Michael Grigoni (6th year Christian Theological Studies) – “Christian Theology and Ethnography in Intersection: Engaging Todd Whitmore’s Imitating Christ in Magwi: An Anthropological Theology (Bloomsbury, 2019).”

Eric Hung (1st year World Christianity) – “Transnational Connectionalism at Work: The Foundation of Wei Li Kung Hui (American Methodism) in Hong Kong.”

Sungjin Im (3rd year Asian Religions) – “(Un)dressing the Mahatma: The Visual Presence of Gandhi in Colonial Korea, 1921–1933.”

Ryan Juskus (5th year Christian Theological Studies) – “From Resourcing the Margins to ‘Ressourcement from the Margins’: Attending to the Outpouring of Life and Power in a Natural Resource Economy’s Sacrifice Zones.”

Seth Ligo (7th year Asian Religions) – “Mapping Mandalas: Tantric Constructs in a Puranic City” and “Cries of Terror, Shrieks of Laughter: Marginal Yogīs and the Complementary Modalities of Humor and Fear.”

Ian Mills (5th year New Testament) – “Christian Corruption of Jewish Scripture: Rewriting GGreek Isaiah 53 as Messianic Prophecy.”

Julie Newberry (6th year New Testament) – “Where Did the Joy Go?
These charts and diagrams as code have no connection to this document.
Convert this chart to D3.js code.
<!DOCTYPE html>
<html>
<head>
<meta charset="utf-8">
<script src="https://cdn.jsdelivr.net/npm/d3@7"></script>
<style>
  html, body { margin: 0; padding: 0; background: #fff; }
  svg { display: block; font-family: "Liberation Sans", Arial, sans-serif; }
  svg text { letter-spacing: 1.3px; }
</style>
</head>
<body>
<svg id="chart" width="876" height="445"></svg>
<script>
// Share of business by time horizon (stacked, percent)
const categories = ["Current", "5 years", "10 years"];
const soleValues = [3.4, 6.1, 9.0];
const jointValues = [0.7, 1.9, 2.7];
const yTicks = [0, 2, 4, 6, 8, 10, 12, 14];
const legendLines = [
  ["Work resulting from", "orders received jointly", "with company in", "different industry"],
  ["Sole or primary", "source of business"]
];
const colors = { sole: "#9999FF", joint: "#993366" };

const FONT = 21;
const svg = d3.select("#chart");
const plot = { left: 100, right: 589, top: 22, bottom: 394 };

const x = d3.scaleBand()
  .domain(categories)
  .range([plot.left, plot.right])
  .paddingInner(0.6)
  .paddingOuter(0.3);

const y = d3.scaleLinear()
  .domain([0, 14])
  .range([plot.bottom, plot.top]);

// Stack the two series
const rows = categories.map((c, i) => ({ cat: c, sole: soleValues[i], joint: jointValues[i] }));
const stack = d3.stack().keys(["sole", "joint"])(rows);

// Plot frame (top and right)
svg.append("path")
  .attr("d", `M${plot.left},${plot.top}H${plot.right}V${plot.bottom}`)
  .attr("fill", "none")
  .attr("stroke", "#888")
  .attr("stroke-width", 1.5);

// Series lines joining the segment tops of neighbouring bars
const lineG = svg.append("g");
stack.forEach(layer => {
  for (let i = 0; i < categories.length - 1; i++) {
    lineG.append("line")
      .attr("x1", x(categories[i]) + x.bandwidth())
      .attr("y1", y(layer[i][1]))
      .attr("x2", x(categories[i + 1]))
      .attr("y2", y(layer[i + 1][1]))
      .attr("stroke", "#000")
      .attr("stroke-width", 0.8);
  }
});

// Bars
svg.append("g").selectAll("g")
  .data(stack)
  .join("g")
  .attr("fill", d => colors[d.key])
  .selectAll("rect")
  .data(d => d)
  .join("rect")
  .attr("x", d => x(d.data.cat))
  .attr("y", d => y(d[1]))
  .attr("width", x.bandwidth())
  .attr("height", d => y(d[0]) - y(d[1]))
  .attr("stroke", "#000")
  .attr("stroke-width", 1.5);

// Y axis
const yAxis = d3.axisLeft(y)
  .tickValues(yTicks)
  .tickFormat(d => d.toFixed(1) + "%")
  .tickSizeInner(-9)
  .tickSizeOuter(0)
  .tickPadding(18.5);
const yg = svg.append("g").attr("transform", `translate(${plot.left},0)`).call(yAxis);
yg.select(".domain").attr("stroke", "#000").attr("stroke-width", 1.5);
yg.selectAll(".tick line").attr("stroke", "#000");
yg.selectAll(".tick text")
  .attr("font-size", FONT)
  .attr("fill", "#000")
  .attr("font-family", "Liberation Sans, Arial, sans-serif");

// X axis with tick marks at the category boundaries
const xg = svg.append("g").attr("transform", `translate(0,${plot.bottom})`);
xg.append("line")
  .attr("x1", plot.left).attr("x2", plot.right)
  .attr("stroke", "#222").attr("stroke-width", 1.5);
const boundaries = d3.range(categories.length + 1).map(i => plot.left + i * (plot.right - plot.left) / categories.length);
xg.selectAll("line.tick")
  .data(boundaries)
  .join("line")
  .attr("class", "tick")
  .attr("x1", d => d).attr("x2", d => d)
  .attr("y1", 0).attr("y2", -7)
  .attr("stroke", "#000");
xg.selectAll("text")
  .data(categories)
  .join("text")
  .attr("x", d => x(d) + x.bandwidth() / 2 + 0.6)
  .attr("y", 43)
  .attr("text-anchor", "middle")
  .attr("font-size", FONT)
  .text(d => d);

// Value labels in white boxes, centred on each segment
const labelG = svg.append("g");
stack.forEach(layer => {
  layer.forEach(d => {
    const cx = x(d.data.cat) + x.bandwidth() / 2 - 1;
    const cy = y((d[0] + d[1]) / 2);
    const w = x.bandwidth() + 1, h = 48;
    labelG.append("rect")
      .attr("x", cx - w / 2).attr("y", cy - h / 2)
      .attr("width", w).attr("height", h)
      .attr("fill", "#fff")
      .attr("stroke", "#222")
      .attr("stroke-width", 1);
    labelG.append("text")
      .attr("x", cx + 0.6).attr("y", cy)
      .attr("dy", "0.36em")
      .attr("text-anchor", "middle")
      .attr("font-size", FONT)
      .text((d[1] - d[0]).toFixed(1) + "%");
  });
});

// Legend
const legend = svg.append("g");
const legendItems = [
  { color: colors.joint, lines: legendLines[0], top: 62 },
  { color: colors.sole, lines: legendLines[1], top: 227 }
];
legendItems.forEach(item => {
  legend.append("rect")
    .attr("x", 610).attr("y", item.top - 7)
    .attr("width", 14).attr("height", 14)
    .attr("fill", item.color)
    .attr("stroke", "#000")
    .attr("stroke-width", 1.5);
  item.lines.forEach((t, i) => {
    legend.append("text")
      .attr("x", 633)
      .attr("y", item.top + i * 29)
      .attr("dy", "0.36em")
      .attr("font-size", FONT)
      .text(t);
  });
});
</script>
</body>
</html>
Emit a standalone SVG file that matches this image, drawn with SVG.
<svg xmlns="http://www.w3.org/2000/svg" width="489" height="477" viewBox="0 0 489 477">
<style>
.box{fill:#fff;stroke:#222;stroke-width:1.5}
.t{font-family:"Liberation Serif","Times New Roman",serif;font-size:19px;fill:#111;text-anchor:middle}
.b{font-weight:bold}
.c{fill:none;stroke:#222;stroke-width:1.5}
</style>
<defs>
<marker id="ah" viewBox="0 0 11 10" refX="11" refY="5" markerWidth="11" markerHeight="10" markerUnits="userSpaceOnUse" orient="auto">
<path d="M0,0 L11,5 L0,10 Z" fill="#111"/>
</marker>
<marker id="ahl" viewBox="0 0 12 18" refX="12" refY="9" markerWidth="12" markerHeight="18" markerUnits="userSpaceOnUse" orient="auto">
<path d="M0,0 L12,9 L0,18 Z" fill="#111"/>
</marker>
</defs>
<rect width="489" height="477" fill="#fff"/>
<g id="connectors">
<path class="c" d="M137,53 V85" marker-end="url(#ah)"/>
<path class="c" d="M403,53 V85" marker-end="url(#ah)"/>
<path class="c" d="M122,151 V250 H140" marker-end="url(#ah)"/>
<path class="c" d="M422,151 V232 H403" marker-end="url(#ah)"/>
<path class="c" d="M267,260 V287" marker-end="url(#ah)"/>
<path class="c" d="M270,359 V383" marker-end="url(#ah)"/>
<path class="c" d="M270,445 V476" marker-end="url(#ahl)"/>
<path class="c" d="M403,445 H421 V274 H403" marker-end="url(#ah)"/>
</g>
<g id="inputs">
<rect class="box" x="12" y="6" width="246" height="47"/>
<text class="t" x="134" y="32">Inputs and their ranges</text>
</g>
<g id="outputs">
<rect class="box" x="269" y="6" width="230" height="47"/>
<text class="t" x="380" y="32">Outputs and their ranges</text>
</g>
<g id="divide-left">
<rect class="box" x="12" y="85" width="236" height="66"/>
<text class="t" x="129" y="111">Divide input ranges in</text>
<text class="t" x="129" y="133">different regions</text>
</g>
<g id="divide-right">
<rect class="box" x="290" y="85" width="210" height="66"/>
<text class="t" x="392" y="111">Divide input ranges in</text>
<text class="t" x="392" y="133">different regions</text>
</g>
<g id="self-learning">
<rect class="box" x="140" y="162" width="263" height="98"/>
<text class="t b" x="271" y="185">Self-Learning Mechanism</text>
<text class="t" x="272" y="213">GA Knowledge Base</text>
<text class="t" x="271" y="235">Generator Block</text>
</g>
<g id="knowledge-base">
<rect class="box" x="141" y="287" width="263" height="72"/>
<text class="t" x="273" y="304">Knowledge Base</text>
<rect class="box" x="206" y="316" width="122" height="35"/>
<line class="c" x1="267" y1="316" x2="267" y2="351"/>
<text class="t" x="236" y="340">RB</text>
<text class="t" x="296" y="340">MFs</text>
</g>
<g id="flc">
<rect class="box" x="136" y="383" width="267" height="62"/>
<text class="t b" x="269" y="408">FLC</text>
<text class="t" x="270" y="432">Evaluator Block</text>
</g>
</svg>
Reflections on the (Lexical) Dearth of Joy Later in Acts.”

Andrew Remington Rillera (4rd year New Testament) – “Two Types of Physical Circumcision and Why This Matters for Paul Polemics in Galatians and Philippians.”

Laura Robinson (5th year New Testament) – “’Making Disciples’: A Note on an Unusual Verb Form in Matt 28:19 and Acts 14:21 and the Implications for Gospel Relationship.”
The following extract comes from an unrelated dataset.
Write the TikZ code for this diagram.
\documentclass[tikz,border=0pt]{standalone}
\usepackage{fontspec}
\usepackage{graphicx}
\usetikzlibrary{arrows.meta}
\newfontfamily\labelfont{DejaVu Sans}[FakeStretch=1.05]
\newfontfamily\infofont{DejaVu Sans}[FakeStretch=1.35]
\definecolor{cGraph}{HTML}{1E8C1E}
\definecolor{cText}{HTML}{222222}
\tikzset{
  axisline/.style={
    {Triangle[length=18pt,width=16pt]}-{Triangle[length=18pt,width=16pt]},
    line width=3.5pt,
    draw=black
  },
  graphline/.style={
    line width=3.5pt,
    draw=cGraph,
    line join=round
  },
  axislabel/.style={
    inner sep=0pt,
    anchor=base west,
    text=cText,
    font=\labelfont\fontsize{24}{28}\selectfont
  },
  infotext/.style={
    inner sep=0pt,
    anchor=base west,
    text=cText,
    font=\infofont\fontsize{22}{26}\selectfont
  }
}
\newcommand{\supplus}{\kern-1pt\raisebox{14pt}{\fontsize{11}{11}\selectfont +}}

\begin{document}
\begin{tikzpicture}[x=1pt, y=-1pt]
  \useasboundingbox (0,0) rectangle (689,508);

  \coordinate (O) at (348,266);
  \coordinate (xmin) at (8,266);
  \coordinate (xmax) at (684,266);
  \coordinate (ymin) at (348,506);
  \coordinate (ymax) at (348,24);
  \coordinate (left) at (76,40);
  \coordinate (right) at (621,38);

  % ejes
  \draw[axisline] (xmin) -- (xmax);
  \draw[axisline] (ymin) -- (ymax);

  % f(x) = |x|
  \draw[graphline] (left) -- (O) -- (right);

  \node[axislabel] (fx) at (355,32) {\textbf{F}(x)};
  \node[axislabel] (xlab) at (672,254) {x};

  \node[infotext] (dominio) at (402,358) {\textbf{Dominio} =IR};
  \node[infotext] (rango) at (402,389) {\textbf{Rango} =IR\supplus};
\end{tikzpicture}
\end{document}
Taylor Ross (5th year Early Christianity) – “Settling Gregory of Nyssa’s Debts to Neoplatonic Hermeneutics.”

Elizabeth Schrader (3rd year Early Christianity) – “Mary Magdalene as the Beloved Disciple in Earliest Christian Interpretation.”


Graduate Program in Religion faculty who plan to present include: 

Kate Bowler, “Expanding the Public Sphere: Plenary Conversation with Kate Bowler and AAR President Laurie Patton on Becoming a Public Intellectual.”

Douglas Campbell, panelist “Fulfillment and Supersessionism in the Theology of St. Paul” in Society for Post-Supersessionist Theology.

Stephen B. Chapman, “Psalm 115 and the Logic of Blessing.”

Mark Goodacre, “Mary Mary, and Another Mother: How Matthew Read Mark’s Women” and “Parallel Traditions or Parallel Gospels? John’s Gospel as a Re-imagination of Mark.”

Stanley Hauerwas, “Beyond Capitalism: Radical Traditions for a New Economy.”

Jennifer Knust, “Response: Patristic Writers and John’s Compositional Goals.”

Laura Lieber, “Late Antique Liturgical Poetry at the Intersection of Ritual, Magic, and Art.”

David Morgan, respondent “The Cinematic Sacred: A Neglected Genre and Its Depictions of Suffering,” in American Lectures in the History of Religions; respondent “Material Culture and Korean Religions” in Korean Religions Unit.

Leela Prasad, panelist “Book Panel: Who Owns Religion? Scholars and Their Publics in the Late Twentieth Century (University of Chicago Press, 2019) by Laurie L. Patton” in Public Understanding of Religion Committee.

Joseph Winters, “Between Ecstasy and Anguish: Black Studies and the Excessive Sacred;” panelist on “A Book Panel on Religion, Ethics, and the Practice of Modern Politics under Conditions of Injustice” in Philosophy of Religion Unit.


Graduate Program in Religion recent alumni who plan to present include (not a comprehensive list): 

Matthew Elia “From Mestizaje to Cimarronaje: Afro-Latinx Ecologies and the Ethics of Climate Migration”

Mari Joerstad, “Foreign Wives: An Immigrant and a Convert Reading the Bible’s Women.”

Samuel Kigar, “God’s Feminine Shadow: A Feminist Muslim Political Theology of Territory.”

David Smith, “The Jewishness of Luke: Reconsidering Luke-Acts in the ‘Parking of the Ways’” and “’All Israel Will be Saved’: A Lukan Hope?” and “The Sitze im Leben of the Trial Narratives in Early Jewish-Christian Relations.”

Erin Galgay Walsh, presiding over “Augustine and Paul” in Augustine and Augustinianisms Unit and SBL Development of Early Christian Theology Unit.

Our congratulations to these scholars for having papers accepted, and our best wishes to them as they present them.